Country singer Martina McBride’s “Martina” (RCA) sold 122,600 copies, a career best, to land at No. 7. Bette Midler had her highest debut in 13 years with “Bette Midler Sings the Rosemary Clooney Songbook” (Columbia), which parked itself at No. 14 on sales of more than 70,000 units.
Hot as the debuts were, sales of the top 25 albums were down 27% from the previous week. Compared with last year’s comparable week, top-25 sales are up 6%. Besides Outkast’s slide, Dave Matthews’s “Some Devil” dropped to No. 5 on sales of 154,000, a 67% dip, and Limp Bizkit’s “Results May Vary,” at No. 6 on sales of 127,000, dropped 61%.
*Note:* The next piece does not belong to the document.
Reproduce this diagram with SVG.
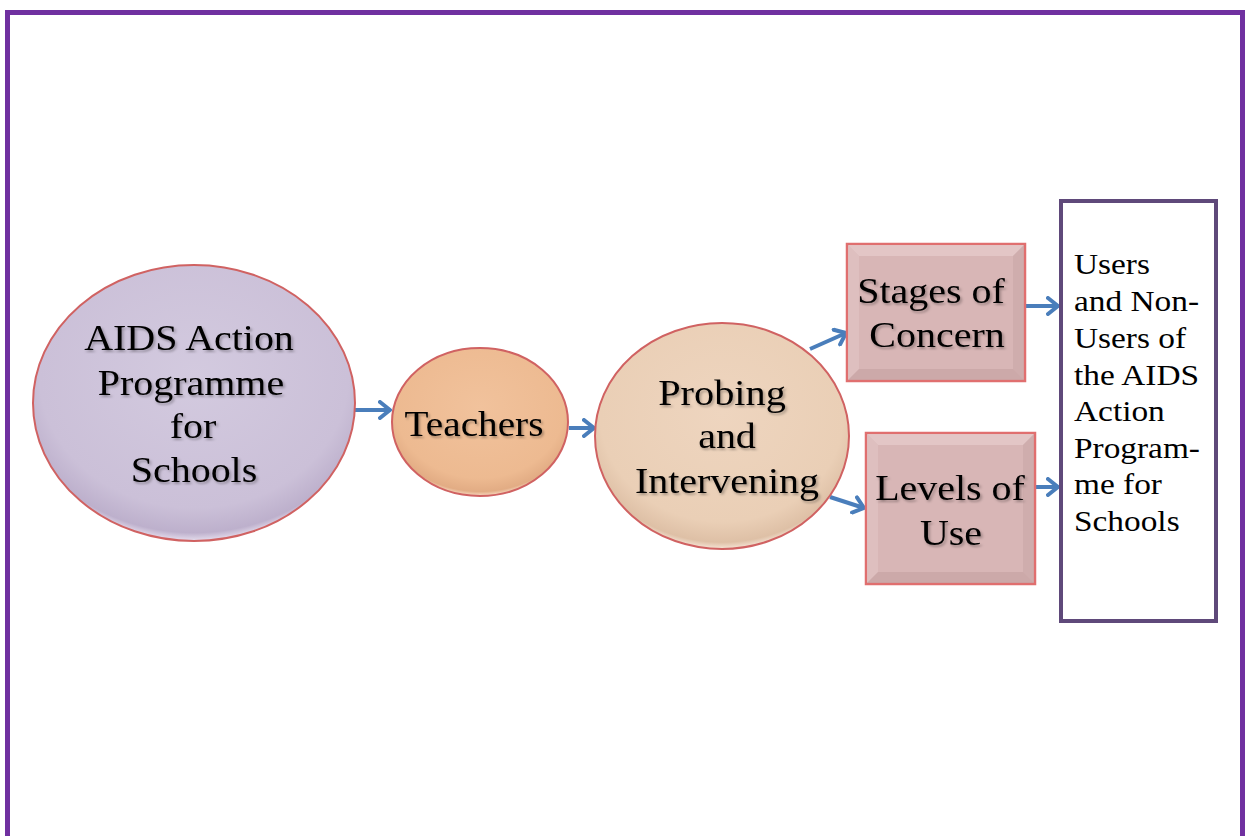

Other debuts included Gary Allan’s “See if I Care” (MCA Nashville) at No. 17, 57,000 sold; Ill Nino’s “Confession” (Roadrunner), No. 37, 28,000; Luis Miguel’s “33” (WEA Latina), No. 43, 25,000; and Bonnie Raitt’s “Best of” (Capitol), No. 47, nearly 23,000.
Sony and Universal released sets related to the seven-film “Martin Scorsese Presents the Blues” earlier in September, but the films aired last week on PBS. Eleven of the top 15 blues albums were related to the films, and the overall soundtrack collection logged its fifth straight week at No. 1.